General visitor photography is part of the experience, especially on Main Street, around the diggings, and near the coaches. The main distinction is practical rather than room-by-room: be mindful during live demonstrations, in active workshop spaces, and on mine tours where space is tighter and staff instructions matter. If you’re carrying bulky gear, keep in mind the site is mostly unpaved and often busy around scheduled shows.

Good to know

  • Mine tours are not the kind of thing to leave until later — once the midday slots are gone, your whole route becomes more limited.
  • Weather changes the visit more than people expect here, because dust, mud, wind, and temperature all affect how comfortable the outdoor streets feel.

Practical tips

  • Book for the date you want in advance if you’re visiting in January, April school holidays, July, or during major event periods, because those are the dates when day entry feels least flexible.
  • If the Quartz Mine matters to you, make the booking desk your first stop after the gate; the rest of the site is forgiving, but that slot is what most often forces people into a rushed route.
  • Save your energy for the middle of the day when the gold pour, mine tours, and busiest workshops all compete for your attention; Main Street is easy to browse later, but time-specific experiences are not.
  • Bring shoes you don’t mind getting dusty, and switch to grippier soles if rain is forecast, because the unpaved roads can turn muddy and slippery fast.
  • Eat slightly early or slightly late if you can — the bakery is handy, but lunch feels smoother before the main post-demonstration rush.
  • If you’re deciding between a short visit and a full-day one, know that the Chinese Camp and the working trade shops are usually the first things cut and the parts people most often wish they’d given more time.
  • Families do better here with one simple plan than an exhaustive one: mine, gold, lunch, then choose between Chinese Camp or the workshops instead of chasing every scheduled activity.
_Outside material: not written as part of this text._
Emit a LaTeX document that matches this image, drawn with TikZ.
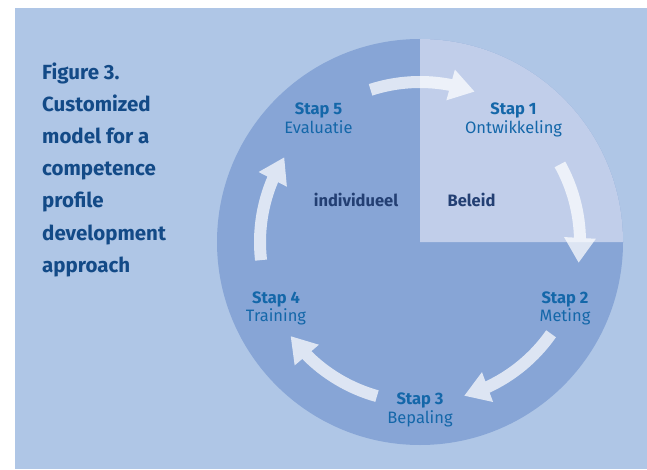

What else is worth visiting nearby?

Commonly paired: Ballarat Wildlife Park

Ballarat Wildlife Park
Distance: ~4km — 10-minute drive
Why people combine them: It gives families a complete change of pace after the history-heavy part of the day and is one of the most common same-city pairings.
Book / Learn more

Commonly paired: Eureka Centre

Eureka Centre
Distance: ~3km — 5–7-minute drive
Why people combine them: It deepens the goldfields story with a more focused look at the Eureka Stockade and works especially well for visitors who want the political context behind what they saw at Sovereign Hill.
Book / Learn more

Also nearby

Kryal Castle
Distance: ~11km — 20-minute drive
Worth knowing: This is a stronger pair for families staying overnight than for same-day visitors, because both places ask for real time rather than a quick stop.

Ballarat Botanical Gardens
Distance: ~6km — 15-minute drive
Worth knowing: The gardens are a quieter reset after a dusty day at Sovereign Hill and work well if you want fresh air without another ticketed attraction.

Eat, shop and stay near Sovereign Hill

  • On-site: New York Bakery, inside Sovereign Hill, is the easiest option for pies, scones, coffee, and a quick lunch, and it is worth it for convenience if you don’t want to break your route.
  • Ballarat Central cafés: Better if you want a proper post-visit meal instead of squeezing lunch into the busiest part of the site.
  • Main Road eateries: Useful for a quicker meal before AURA or after a shorter daytime visit.
  • Lake Wendouree dining precinct: Best if you want a slower dinner after the site rather than another rushed stop.
  • Pro tip: Eat before 12 noon or after 2pm if you can, because the site’s timed demonstrations bunch people together and create the biggest lunch rush.
  • Sovereign Hill gift shop: Best for straightforward souvenirs and practical keepsakes at the end of the visit.
  • Main Street confectionery: Worth it for raspberry drops and other old-style sweets made in keeping with the heritage setting.
  • Photography studio: More experience than shop, but the costume portrait is one of the most memorable take-homes if your group is into it.

Yes, if you’re planning AURA, using the second-day entry offer, or turning Ballarat into an overnight stop. If you only want a single daytime visit, central Ballarat is usually the better base than staying right by the attraction, because you get more food options and easier evening plans.

  • Price point: Ballarat generally sits below Melbourne prices, with the best spread of mid-range options in and around the city center.
  • Best for: Visitors doing Sovereign Hill across a full day, families adding Ballarat Wildlife Park, and anyone staying for AURA without wanting a late drive back.
  • Consider instead: Ballarat Central or Lake Wendouree, which give you a better evening atmosphere and more dining choice while still keeping Sovereign Hill within a short drive.

Frequently asked questions about visiting Sovereign Hill

Most visits take 4–5 hours, and a full day is easy to justify if you add a mine tour and the quieter outer sections. You can cover the headline moments in around 3 hours, but that usually means cutting either the Chinese Camp, the workshops, or time at the diggings.